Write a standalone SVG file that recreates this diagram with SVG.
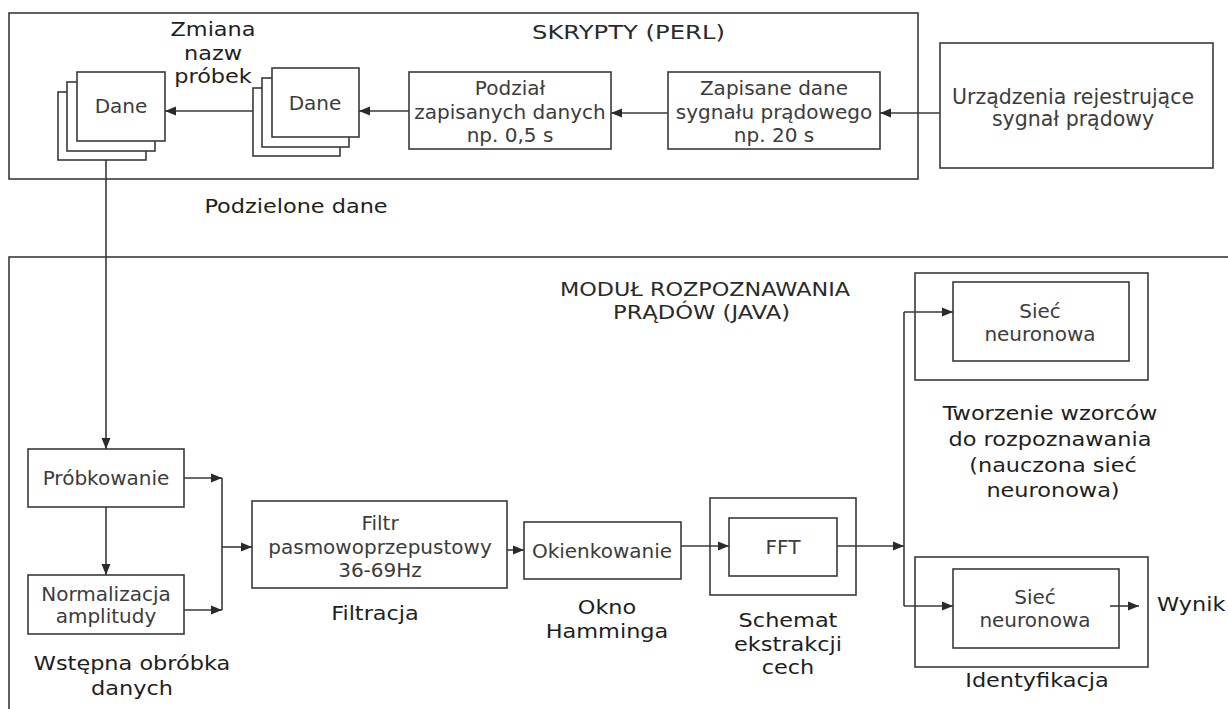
__________________________________________________
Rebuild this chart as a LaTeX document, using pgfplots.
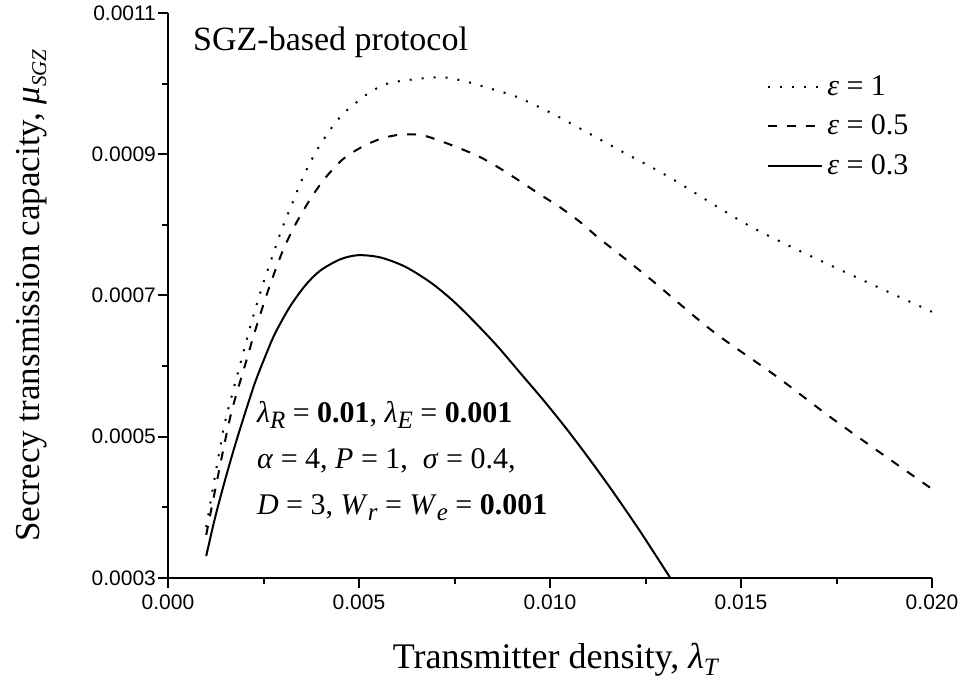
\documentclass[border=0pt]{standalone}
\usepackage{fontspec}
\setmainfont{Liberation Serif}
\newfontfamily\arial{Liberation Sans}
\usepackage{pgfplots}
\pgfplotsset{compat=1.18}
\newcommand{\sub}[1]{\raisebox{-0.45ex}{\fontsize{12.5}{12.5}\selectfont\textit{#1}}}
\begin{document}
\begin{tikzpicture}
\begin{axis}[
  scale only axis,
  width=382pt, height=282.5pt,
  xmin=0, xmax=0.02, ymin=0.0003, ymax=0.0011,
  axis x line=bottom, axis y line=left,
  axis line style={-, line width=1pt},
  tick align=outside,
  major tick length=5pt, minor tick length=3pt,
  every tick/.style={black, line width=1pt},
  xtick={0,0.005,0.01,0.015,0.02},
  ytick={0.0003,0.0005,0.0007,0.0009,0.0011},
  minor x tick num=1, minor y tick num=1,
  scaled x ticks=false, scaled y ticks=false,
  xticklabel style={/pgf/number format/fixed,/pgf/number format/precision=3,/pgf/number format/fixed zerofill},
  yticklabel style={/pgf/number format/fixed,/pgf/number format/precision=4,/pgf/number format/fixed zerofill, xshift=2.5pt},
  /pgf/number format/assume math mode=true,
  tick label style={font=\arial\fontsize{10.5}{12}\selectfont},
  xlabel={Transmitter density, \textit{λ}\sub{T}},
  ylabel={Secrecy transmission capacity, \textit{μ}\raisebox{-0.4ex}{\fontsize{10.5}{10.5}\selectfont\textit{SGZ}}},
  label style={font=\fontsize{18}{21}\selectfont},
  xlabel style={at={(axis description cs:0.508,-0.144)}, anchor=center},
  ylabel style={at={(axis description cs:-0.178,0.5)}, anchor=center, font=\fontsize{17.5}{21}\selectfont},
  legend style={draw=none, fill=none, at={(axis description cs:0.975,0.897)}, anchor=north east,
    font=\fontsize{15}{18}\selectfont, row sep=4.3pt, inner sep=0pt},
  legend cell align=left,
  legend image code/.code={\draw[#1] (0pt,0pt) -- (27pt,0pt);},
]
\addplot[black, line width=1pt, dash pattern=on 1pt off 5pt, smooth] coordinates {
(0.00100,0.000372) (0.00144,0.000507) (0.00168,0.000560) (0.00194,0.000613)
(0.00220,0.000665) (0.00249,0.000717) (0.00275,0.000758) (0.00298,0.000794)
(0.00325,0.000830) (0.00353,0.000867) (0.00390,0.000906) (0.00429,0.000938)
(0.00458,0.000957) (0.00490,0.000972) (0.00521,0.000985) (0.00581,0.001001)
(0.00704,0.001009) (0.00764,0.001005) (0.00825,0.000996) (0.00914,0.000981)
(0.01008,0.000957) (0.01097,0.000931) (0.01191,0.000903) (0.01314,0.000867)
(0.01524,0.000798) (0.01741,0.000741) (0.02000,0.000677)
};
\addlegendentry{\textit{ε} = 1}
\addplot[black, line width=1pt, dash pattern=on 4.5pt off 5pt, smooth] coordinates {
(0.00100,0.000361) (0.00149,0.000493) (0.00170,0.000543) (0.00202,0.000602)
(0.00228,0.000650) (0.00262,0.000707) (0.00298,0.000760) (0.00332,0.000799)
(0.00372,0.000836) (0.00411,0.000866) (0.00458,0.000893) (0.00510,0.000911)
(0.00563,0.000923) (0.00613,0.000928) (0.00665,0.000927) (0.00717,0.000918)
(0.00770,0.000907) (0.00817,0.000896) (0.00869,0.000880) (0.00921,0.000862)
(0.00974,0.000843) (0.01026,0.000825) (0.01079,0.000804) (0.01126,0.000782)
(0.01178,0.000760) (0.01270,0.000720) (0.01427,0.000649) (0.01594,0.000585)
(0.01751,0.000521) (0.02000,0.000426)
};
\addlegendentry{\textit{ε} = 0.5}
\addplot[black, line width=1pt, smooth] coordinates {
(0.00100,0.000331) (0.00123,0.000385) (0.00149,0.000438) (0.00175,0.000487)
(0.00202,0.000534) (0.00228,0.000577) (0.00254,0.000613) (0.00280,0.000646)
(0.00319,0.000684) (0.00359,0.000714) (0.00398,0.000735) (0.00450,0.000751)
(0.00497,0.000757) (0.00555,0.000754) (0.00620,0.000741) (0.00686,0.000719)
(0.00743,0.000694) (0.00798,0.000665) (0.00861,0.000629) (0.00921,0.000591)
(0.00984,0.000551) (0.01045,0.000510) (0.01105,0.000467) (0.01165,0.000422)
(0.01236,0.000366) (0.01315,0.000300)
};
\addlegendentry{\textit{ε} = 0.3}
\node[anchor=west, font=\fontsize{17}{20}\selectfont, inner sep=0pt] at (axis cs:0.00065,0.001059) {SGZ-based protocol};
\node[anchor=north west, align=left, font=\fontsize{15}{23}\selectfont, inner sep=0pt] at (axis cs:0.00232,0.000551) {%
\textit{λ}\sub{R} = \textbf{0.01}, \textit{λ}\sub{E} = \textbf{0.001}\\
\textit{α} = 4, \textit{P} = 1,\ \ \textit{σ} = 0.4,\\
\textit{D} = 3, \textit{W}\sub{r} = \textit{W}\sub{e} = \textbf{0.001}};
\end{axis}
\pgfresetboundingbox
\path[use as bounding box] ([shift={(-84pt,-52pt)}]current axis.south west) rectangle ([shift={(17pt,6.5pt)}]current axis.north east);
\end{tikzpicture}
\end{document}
__________________________________________________
Only the number is wanted: how many lines above include the word "standalone"?

2